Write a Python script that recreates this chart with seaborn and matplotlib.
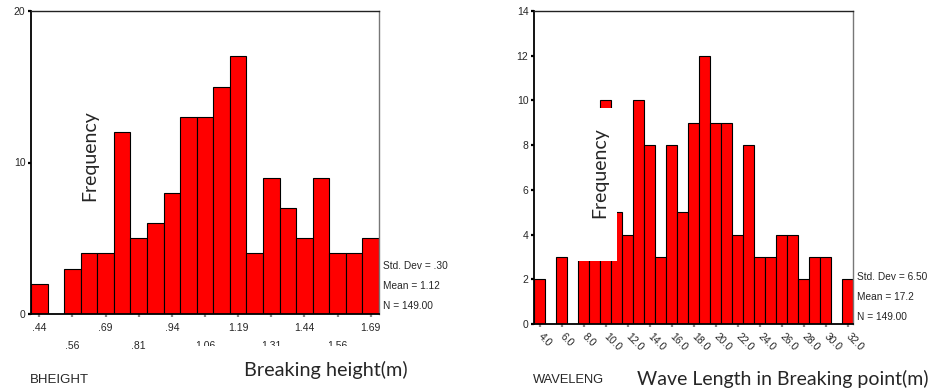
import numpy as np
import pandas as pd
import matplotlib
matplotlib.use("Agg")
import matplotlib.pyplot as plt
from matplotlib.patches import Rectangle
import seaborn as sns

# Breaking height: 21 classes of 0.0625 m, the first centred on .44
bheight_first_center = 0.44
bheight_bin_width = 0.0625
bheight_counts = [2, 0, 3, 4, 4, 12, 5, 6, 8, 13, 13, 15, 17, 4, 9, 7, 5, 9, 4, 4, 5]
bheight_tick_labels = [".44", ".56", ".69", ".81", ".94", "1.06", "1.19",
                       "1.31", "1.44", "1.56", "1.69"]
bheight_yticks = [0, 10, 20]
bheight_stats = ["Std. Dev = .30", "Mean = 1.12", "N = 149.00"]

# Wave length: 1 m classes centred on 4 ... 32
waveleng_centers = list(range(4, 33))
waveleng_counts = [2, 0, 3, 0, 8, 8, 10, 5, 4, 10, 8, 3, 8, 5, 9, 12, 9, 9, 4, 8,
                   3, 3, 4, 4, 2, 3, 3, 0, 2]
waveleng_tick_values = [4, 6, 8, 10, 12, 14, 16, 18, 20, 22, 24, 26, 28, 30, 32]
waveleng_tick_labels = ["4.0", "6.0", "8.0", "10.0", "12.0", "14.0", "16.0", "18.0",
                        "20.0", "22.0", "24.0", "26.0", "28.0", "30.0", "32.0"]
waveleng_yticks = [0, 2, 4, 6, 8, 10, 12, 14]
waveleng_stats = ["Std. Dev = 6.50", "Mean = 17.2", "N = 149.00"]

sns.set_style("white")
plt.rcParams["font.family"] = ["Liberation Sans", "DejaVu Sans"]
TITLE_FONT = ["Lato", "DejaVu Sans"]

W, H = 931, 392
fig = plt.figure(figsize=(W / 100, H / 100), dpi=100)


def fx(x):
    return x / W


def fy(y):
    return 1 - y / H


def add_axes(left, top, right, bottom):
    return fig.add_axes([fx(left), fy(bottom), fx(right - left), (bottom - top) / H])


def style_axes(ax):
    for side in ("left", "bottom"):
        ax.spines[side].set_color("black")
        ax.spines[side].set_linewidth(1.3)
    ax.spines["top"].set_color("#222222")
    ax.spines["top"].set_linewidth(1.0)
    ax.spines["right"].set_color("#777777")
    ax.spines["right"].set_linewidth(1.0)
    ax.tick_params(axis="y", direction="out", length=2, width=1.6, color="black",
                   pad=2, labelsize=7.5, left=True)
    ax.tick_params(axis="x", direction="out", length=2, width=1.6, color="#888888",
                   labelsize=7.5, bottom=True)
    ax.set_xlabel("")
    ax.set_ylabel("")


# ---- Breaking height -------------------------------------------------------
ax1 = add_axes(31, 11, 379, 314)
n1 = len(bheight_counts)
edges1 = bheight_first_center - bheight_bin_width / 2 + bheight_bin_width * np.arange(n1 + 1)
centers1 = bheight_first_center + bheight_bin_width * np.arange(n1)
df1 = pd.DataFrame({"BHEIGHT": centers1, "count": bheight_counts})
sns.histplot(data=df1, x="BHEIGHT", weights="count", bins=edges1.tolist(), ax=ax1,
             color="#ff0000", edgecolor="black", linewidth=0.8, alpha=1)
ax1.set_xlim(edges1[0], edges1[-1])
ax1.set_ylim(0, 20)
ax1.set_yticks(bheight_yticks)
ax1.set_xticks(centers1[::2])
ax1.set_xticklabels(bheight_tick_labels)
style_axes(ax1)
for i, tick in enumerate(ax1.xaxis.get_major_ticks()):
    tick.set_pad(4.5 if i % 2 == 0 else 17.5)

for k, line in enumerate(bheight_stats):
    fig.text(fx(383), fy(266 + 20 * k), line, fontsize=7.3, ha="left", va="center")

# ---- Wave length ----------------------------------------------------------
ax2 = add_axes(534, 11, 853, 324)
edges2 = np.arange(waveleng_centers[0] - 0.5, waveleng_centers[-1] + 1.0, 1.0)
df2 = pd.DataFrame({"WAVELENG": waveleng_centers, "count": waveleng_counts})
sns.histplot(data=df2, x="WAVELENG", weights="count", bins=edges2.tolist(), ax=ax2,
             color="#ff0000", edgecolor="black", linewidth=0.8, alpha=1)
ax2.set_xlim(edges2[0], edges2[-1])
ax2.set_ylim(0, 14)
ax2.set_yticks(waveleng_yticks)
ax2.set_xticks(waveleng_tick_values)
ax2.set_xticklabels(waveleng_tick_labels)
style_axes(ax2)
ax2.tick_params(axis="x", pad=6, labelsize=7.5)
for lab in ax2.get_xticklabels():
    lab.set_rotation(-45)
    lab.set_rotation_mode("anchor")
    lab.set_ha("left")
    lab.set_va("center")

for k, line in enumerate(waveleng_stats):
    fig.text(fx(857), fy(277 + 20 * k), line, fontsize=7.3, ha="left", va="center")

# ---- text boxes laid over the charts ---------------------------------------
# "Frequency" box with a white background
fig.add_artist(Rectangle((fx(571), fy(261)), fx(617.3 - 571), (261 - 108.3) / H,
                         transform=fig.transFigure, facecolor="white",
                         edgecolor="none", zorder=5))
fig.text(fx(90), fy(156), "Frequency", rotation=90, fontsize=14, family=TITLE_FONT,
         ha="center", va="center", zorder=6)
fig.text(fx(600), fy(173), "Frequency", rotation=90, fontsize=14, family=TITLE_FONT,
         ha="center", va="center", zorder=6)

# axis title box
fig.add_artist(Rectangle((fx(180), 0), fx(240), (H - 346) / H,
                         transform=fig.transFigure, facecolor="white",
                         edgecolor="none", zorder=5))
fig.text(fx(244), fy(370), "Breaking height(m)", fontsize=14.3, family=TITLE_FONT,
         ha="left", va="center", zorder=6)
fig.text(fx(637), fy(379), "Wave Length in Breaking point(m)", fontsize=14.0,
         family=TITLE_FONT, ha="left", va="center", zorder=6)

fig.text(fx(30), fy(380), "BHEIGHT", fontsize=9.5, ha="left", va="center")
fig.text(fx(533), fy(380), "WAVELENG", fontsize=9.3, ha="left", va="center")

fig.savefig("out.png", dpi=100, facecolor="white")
---+---
**SHORT TASK:**
Please repeat exactly the data above from its first line to the line that contains "import seaborn as sns", inclusive, and leave every picture out.

**COMPLETE RESPONSE:**
Write a Python script that recreates this chart with seaborn and matplotlib.
import numpy as np
import pandas as pd
import matplotlib
matplotlib.use("Agg")
import matplotlib.pyplot as plt
from matplotlib.patches import Rectangle
import seaborn as sns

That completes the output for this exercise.